Zu den dort lebenden Brüdern unterhält die Deutsche Franziskanerprovinz bis heute gute Kontakte. Bis 1968 bestand auf dem Frauenberg eine eigene Ordenshochschule. Mitte der 1960er Jahre lebten dort gut 70 Brüder, darunter 23 Studenten. Fast ein Drittel waren „Laienbrüder“, zumeist qualifizierte Handwerker, die in den eigenen Werkstätten als Schreiner, Drucker, Schuster oder Schneider sowie im Garten, in der Landwirtschaft und in der Küche arbeiteten. Zeitweise war das Kloster auch Noviziatshaus.
2016 begannen die Brüder eine Kooperation mit antonius: gemeinsam Mensch. Sie verbindet eine lange gemeinsame Geschichte, da seit den Anfängen des ehemaligen „Antoniusheims“ bis heute ein Bruder dort als Seelsorger arbeitet. Seitdem versuchen die beiden Partner, den Frauenberg als besonderen geistlichen Ort zu erhalten und zu gestalten. Unterstützt werden sie unter anderem von den „Freunden des Frauenbergs“. Antonius betreibt das Gästehaus, das Klostercafé Flora und die Küche, die auch Schulen und Firmen beliefert, kümmert sich um den Garten und hat eine Schneiderei eingerichtet. Alle diese Arbeitsbereiche werden inklusiv geführt, inzwischen haben rund 100 Menschen einen Arbeitsplatz auf dem Frauenberg gefunden.
1623 waren sechs Brüder auf den Frauenberg gekommen, heute leben dort neun Franziskaner. Sie arbeiten zum Teil als Seelsorger auf dem Berg, auf den sich schon Bonifatius zum Gebet zurückgezogen haben soll. So feiern sie die Gottesdienste in der Klosterkirche, in der die Fuldaer Krippenfreunde ihre Jahreskrippe zeigen, und im nahen Herz-Jesu-Krankenhaus. Nach wie vor kommen täglich Menschen, die das Sakrament der Versöhnung empfangen wollen oder um ein seelsorgerliches Gespräch bitten. Brautpaare geben sich gerne hier das Jawort.
Für einzelne besteht die Möglichkeit, sich zu stillen Tagen oder begleiteten Exerzitien ins Kloster zurückzuziehen.

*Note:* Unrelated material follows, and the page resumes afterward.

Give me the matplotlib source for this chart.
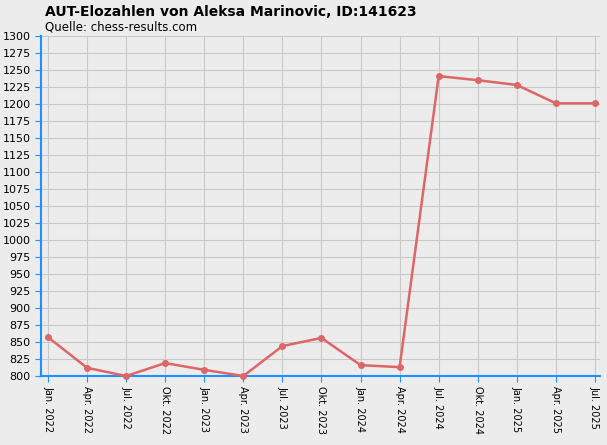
import matplotlib.pyplot as plt
import numpy as np

labels = ["Jan. 2022", "Apr. 2022", "Jul. 2022", "Okt. 2022", "Jan. 2023", "Apr. 2023",
          "Jul. 2023", "Okt. 2023", "Jan. 2024", "Apr. 2024", "Jul. 2024", "Okt. 2024",
          "Jan. 2025", "Apr. 2025", "Jul. 2025"]
elo = [857, 812, 800, 819, 809, 800, 844, 856, 816, 813, 1241, 1235, 1228, 1201, 1201]

fig = plt.figure(figsize=(6.07, 4.45), dpi=100)
fig.patch.set_facecolor("#ececec")
ax = fig.add_axes([41 / 607, 1 - 376 / 445, 559 / 607, 340 / 445])
ax.set_facecolor("#ececec")

x = np.arange(len(labels))
ax.plot(x, elo, color="#dd6666", lw=1.8, marker="o", ms=4, zorder=3, clip_on=False)

ax.set_xlim(-0.18, len(labels) - 1 + 0.13)
ax.set_ylim(800, 1300)
ax.set_yticks(range(800, 1301, 25))
ax.set_xticks(x)
ax.set_xticklabels(labels, rotation=-90, fontsize=7)
ax.tick_params(axis="y", labelsize=8, color="#1e90ff", length=4)
ax.tick_params(axis="x", color="#1e90ff", length=4)
ax.grid(True, color="#c8c8c8", lw=0.8)
for s in ["top", "right"]:
    ax.spines[s].set_visible(False)
ax.spines["left"].set_color("#1e90ff")
ax.spines["bottom"].set_color("#1e90ff")
ax.spines["left"].set_linewidth(1.5)
ax.spines["bottom"].set_linewidth(1.5)

fig.text(45 / 607, 1 - 12 / 445, "AUT-Elozahlen von Aleksa Marinovic, ID:141623",
         fontsize=10, fontweight="bold", va="center")
fig.text(45 / 607, 1 - 27 / 445, "Quelle: chess-results.com", fontsize=8.5, va="center")

fig.savefig("out.png", dpi=100, facecolor=fig.get_facecolor())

Zwei Gruppen franziskanisch orientierter Frauen und Männer haben auf dem Frauenberg ihre geistliche Heimat. Ein Bruder ist als Sakristan für die Kirche verantwortlich, ein anderer führt eine Klosterschneiderei. Eine wichtige Aufgabe ist die Sorge für die 17 älteren und teils pflegebedürftigen Brüder im Theresienheim, das von den Barmherzigen Schwestern getragen wird.
Die Zukunft ist indes so offen und spannend wie die Geschichte. Vor 400 Jahren hatten die Brüder zunächst gezögert, auf den Berg zu ziehen, denn sie wollten lieber bei den Menschen in der Stadt leben. Dort waren sie ja ganz am Anfang schon einmal gewesen. Bereits 1237, gut zehn Jahre nach dem Tod des Heiligen Franziskus, waren sie erstmals nach Fulda gekommen und hatten sich nahe der heutigen Stadtpfarrkirche angesiedelt, wo sie über 300 Jahre blieben.
Mitte des 16. Jahrhunderts, zur Reformationszeit, stand das Kloster leer; ob aus Nachwuchsmangel oder ob die Brüder vielleicht den neuen Glauben angenommen hatten, ist unbekannt. Von diesem ersten Klosterbau ist nichts mehr erhalten. Das jetzige Kloster auf dem Frauenberg ist im Eigentum der Diözese.
„Der Ort ist einzigartig, seine Erhaltung jedoch für die Franziskaner und antonius eine große finanzielle Herausforderung“, konstatiert Cornelius Bohl. Und die Zahl der Brüder in Deutschland nimmt stetig ab – rund 230 sind es derzeit.